We maintain a bare-metal baseline to anchor measurements:

  • Declared specs: CPU model/stepping, core/thread counts, RAM size/type, storage model/RAID/filesystem, NIC model/firmware.
  • Kernel/OS: version, scheduler/IO tunables, hugepages, transparent hugepages, swap policy.
  • Power/thermal: profile and caps where applicable.
  • Repeatability: publish spec hashes and firmware versions to detect drift.

Client selection

  • Version policy: prefer latest stable; include N-1 if it materially affects interpretation; prereleases only in experimental tracks.
  • Matrix strategy: run all EC/CC pairs to cover the cross-product over time; prioritize pairs widely used in production; scenarios might only run a subselect.
  • Exclusion criteria: known critical bugs affecting the scenario; lack of required exporter/telemetry; unresolvable reproducibility issues (documented when excluded).

Client coverage

BesuErigonEthrexGethNethermindReth
Grandine
Lighthouse
Lodestar
Nimbus
Prysm
Teku

Publishing

We publish runs (or artifacts) so others can read, reproduce, and compare results.
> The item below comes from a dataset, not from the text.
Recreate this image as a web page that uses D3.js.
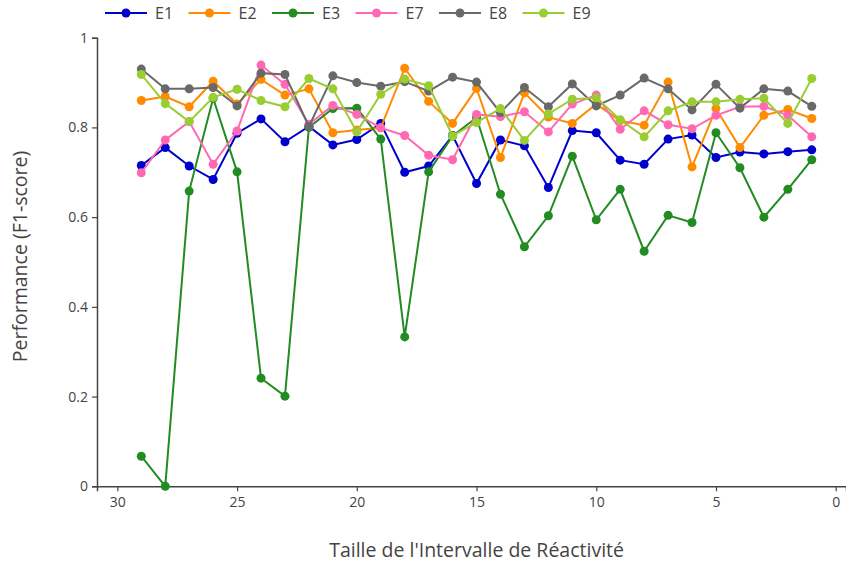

  • Dashboards: time-aligned charts with scenario details.
  • Data exports: CSV/Parquet snapshots with schema and sampling metadata.
  • Run manifests: metadata (clients, versions, flags, env details, scenario, start/stop timestamps).
  • Method notes: rationale for flags, deviations, and known caveats.

Definitions

Every charted metric maps to a definition that includes:

  • Name & unit, sampling method, aggregation (e.g., mean over 10s windows), data source (exporter/log).
  • Scope: per-process, per-host, or protocol-level.
  • Transformations: normalization (e.g., per core), rate derivations, smoothing.
  • Interpretation notes: what “good”/“bad” looks like and common pitfalls.

Procedures

  • Planning: select scenario → pin versions → pre-flight checks.
  • Execution: apply configs → cold/warm start policy → run for target duration.
  • Collection: start exporters first; label streams with run ID; ensure monotonic time.
  • Validation: missingness thresholds, outlier detection, compare to historical bands.
  • Aggregation: align series; compute derived metrics; emit manifest.
  • Publication: push dashboards/exports; attach links to definitions and manifests.

Limitations

  • Environment variance: even with controls, NIC/IO contention and kernel behavior can vary across updates.
  • Network randomness: peer set quality affects sync/throughput; we document peer discovery mode and limits.
  • Client heterogeneity: different pruning modes, caches, or defaults may not be functionally identical; any non-default is justified in notes.
  • Sampling bias: exporter cadence and jitter can skew short-interval metrics; we prefer windowed aggregates for comparisons.
  • External change: network upgrades or client releases during longer runs can change baselines; affected segments are flagged.

Environments

We use two categories of environments. Each published run declares its environment profile and a hash of key parameters which can be resolved to the respective configration parameters.

Bare-metal

  • Purpose: stable, low-noise anchor for long-term comparability.
  • Spec disclosure:
    • CPU: Epyc 9654P
    • Memory: ECC DDR5
    • Storage: ZFS raidz1 with Solidigm D7-P5520
    • Network: 2x Broadcom P225P
    • OS/Kernel: Proxmox VE 8.4
  • Repeatability: re-image procedure; firmware freeze windows; change log for hardware swaps.

Cloud

  • Purpose: reflect common operator choices; quantify differences vs bare-metal.
  • Profiles: representative instance families per provider (e.g., general purpose vs compute-optimized), with pinned images and storage/network configs.
  • Scenarios may include:
    • Provider/region/zone; instance type; vCPU/mem; hypervisor generation.
    • Attached storage type/size/IOPS; network bandwidth class; placement policy (if any).
    • OS image ID; kernel; agent/metadata settings; clock sync configuration.
  • Controls & caveats:
    • Noisy neighbor risk and variable underlying hardware; runs may be repeated and averaged.
    • Cap burst features (CPU credits, network burst) where possible; document when unavoidable.
    • Affinity/anti-affinity and placement groups are disclosed if used.

Change control for this page: material edits will be logged in the global Changelog with a short rationale and effective date.